_WHAT TO WORK ON_
Locate each line below that includes "seaborn" and reproduce it.

_EXCERPTED DATA_
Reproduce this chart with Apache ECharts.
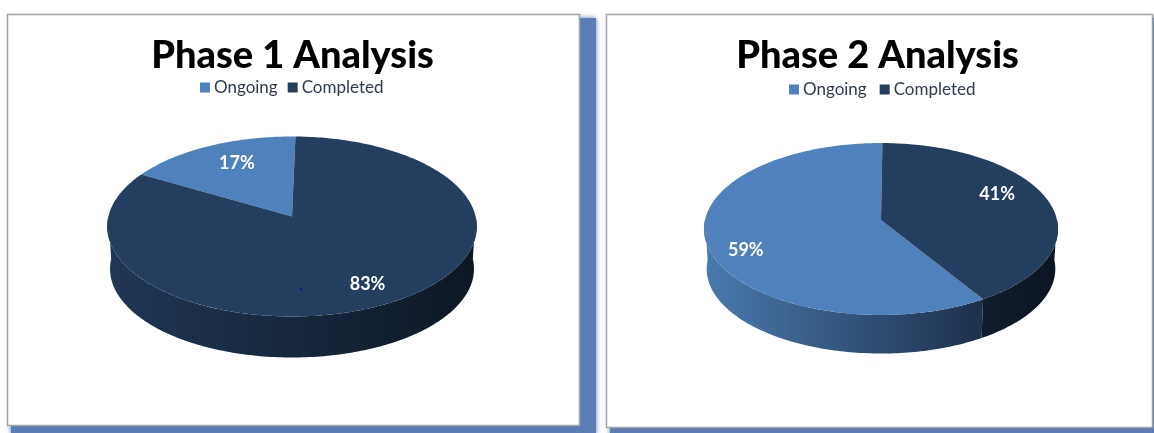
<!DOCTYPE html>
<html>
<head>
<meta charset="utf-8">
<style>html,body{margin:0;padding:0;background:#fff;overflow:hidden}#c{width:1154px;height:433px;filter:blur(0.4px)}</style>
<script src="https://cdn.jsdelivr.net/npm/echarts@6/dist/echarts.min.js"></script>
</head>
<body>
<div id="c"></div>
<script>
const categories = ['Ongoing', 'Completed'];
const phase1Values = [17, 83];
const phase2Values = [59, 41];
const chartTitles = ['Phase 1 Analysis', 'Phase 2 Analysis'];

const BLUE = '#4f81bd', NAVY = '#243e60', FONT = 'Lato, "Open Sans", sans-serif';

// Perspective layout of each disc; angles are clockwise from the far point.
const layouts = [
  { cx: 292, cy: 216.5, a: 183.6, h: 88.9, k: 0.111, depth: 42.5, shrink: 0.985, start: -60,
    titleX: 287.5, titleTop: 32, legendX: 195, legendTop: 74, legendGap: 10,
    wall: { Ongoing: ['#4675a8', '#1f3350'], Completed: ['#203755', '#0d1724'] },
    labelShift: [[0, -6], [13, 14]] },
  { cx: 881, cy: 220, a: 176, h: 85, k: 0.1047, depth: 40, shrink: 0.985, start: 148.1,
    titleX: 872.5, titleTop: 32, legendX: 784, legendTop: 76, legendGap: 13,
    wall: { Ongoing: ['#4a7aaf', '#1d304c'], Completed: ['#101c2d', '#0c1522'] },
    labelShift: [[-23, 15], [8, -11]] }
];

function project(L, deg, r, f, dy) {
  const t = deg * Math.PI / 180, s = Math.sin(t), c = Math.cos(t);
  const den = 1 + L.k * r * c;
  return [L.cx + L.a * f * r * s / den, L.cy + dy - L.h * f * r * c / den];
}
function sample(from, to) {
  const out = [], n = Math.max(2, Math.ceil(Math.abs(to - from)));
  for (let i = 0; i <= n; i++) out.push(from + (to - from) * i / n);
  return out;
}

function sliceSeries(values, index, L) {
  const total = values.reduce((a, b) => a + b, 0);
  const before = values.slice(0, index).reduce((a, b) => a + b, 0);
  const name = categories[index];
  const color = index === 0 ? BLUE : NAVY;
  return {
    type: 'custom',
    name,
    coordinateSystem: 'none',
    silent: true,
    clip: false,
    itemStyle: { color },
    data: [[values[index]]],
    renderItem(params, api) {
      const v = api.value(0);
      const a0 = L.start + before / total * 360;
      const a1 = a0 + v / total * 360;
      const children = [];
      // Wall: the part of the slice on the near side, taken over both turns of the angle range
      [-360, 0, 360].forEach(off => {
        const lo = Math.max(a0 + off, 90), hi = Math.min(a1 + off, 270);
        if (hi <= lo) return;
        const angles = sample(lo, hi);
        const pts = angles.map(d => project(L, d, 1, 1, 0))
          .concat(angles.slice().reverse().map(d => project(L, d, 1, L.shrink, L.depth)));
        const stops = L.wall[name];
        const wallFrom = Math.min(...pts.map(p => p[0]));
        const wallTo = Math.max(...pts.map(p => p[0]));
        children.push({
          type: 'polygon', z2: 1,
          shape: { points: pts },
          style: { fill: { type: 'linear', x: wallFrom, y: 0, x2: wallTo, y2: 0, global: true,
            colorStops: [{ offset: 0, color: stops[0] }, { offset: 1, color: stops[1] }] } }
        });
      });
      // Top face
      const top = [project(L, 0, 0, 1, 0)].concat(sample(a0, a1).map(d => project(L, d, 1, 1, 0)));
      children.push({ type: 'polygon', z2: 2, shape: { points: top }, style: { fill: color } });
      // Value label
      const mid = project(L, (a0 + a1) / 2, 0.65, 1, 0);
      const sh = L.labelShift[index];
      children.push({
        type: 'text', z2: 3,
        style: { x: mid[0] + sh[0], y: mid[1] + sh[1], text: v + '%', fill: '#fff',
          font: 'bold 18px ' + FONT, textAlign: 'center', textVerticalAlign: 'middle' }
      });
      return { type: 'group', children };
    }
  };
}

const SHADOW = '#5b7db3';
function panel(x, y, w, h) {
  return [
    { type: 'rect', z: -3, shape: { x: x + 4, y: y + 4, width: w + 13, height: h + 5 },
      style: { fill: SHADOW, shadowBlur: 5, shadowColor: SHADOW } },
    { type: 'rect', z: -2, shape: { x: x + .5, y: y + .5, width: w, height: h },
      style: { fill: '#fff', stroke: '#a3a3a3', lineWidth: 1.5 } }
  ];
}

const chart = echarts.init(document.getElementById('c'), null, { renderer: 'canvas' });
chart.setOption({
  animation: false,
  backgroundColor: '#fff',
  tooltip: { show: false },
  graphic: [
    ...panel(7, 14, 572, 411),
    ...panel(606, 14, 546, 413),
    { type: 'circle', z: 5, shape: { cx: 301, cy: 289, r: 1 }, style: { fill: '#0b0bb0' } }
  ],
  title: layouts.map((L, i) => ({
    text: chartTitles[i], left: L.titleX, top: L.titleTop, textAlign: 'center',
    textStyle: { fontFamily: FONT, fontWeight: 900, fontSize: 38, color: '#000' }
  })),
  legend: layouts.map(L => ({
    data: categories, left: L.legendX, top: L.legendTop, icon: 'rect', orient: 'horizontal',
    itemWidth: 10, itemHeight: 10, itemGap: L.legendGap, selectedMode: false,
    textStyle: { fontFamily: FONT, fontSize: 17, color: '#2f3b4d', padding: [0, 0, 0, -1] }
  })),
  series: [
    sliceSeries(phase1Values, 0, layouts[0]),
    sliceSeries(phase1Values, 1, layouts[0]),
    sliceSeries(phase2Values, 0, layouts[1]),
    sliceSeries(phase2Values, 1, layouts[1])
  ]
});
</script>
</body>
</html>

...

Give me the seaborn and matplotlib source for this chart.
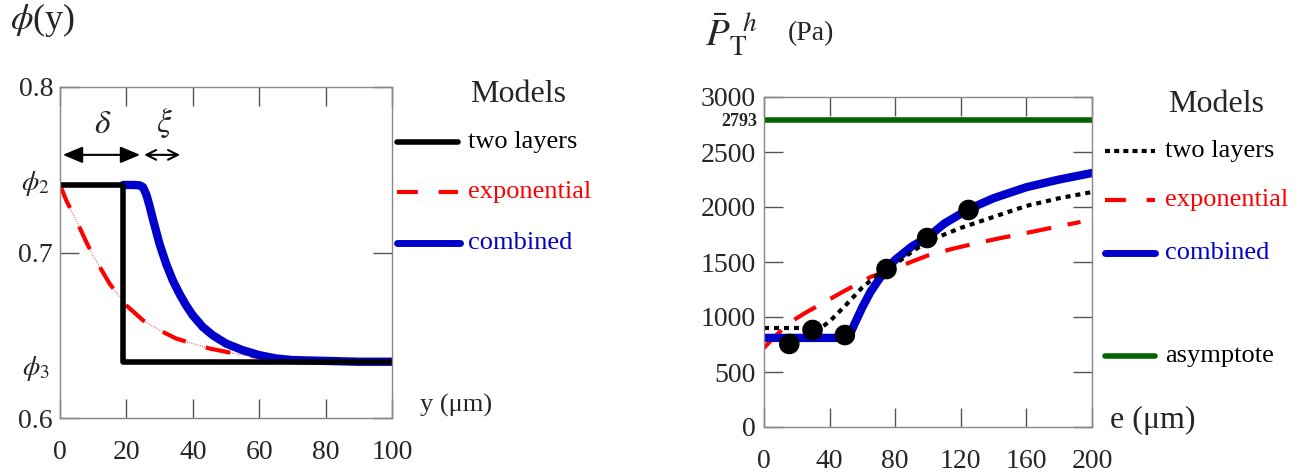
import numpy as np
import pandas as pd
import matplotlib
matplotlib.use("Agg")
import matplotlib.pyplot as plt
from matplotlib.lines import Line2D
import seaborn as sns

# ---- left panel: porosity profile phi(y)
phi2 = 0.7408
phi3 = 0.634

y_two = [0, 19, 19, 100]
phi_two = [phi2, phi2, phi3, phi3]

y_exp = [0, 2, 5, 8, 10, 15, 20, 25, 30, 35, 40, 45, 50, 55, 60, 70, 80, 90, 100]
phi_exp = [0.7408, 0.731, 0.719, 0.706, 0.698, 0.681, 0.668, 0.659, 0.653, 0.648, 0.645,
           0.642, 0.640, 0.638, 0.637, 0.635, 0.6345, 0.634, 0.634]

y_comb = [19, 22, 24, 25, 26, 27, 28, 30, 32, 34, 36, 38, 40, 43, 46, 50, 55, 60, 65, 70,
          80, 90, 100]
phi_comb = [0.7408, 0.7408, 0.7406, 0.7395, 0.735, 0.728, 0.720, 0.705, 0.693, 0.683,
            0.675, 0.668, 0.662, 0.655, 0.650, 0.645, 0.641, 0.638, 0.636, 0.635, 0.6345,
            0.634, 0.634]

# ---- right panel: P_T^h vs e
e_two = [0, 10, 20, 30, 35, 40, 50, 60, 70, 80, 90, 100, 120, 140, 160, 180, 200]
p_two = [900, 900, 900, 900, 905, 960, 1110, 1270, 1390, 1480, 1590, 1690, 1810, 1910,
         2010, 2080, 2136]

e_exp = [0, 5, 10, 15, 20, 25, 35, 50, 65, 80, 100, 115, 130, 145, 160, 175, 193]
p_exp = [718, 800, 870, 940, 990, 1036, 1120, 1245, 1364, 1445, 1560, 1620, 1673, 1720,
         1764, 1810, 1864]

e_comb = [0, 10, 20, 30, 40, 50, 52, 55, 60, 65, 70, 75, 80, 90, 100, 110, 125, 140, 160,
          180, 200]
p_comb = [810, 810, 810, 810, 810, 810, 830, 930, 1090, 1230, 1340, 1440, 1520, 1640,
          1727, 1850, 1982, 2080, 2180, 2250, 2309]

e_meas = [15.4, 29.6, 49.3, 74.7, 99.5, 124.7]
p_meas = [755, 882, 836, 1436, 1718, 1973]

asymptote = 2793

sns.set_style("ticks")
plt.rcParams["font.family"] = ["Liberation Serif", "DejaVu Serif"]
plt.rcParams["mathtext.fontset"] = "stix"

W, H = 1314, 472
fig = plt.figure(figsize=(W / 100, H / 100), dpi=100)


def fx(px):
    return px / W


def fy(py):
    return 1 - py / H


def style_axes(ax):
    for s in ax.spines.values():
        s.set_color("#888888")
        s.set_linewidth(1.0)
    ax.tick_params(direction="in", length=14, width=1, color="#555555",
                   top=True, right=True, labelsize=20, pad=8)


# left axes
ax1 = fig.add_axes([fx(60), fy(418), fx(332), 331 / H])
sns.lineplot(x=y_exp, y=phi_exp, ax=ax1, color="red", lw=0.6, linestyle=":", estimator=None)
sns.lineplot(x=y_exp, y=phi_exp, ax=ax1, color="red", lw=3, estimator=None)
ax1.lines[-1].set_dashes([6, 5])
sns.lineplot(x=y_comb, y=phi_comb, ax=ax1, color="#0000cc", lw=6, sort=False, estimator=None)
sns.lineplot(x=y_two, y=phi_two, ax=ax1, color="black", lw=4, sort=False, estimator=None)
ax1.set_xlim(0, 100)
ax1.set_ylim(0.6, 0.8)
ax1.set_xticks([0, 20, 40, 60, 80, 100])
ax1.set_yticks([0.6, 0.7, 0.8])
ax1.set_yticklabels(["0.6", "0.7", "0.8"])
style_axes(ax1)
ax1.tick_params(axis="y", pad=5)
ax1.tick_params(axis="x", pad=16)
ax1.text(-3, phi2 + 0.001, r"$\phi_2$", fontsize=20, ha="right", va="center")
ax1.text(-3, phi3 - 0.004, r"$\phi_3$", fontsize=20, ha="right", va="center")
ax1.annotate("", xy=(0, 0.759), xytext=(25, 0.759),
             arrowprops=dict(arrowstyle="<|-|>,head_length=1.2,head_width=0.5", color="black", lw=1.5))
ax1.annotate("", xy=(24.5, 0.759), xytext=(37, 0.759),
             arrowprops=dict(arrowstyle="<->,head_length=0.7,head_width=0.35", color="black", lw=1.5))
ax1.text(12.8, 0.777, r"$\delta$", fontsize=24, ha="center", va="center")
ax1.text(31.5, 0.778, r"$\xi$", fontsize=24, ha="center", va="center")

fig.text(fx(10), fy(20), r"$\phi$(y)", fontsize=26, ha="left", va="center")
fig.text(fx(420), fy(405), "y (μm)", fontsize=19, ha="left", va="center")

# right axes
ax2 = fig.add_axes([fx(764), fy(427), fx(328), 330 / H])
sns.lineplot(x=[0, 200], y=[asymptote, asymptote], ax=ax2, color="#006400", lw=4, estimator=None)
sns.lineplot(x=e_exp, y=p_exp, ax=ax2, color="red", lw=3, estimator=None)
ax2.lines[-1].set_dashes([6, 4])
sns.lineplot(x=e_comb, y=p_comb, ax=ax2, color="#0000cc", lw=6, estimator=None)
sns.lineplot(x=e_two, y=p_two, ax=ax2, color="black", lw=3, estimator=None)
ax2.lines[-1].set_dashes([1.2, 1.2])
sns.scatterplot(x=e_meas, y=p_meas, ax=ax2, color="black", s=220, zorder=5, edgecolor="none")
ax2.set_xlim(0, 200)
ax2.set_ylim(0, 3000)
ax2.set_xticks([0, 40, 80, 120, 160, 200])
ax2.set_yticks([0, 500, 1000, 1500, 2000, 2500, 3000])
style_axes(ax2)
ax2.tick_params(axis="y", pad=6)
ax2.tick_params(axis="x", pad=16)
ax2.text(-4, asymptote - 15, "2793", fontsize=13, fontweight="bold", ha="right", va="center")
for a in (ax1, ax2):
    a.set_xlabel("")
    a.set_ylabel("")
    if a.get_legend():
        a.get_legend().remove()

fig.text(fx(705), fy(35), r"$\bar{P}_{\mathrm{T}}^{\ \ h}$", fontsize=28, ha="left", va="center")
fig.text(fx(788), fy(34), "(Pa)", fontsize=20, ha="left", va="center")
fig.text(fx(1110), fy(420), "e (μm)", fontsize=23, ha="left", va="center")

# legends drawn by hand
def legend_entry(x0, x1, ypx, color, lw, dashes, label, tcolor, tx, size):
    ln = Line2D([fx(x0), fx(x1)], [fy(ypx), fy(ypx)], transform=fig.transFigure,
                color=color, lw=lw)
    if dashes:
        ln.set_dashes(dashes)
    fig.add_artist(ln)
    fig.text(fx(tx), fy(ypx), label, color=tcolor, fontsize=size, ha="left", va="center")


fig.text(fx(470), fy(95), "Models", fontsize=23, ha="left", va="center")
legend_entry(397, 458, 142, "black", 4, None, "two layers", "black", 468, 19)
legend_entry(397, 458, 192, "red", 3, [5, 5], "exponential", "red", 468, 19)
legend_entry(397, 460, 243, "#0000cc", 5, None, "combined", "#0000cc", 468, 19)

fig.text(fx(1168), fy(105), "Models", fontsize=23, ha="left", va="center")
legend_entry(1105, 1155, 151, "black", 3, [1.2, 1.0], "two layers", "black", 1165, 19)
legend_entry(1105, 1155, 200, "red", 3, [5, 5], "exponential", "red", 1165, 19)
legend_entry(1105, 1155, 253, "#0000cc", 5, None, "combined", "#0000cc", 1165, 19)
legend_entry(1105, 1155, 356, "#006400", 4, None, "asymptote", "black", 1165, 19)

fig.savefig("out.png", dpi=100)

_EXERCISE RESPONSE_
Give me the seaborn and matplotlib source for this chart.
import seaborn as sns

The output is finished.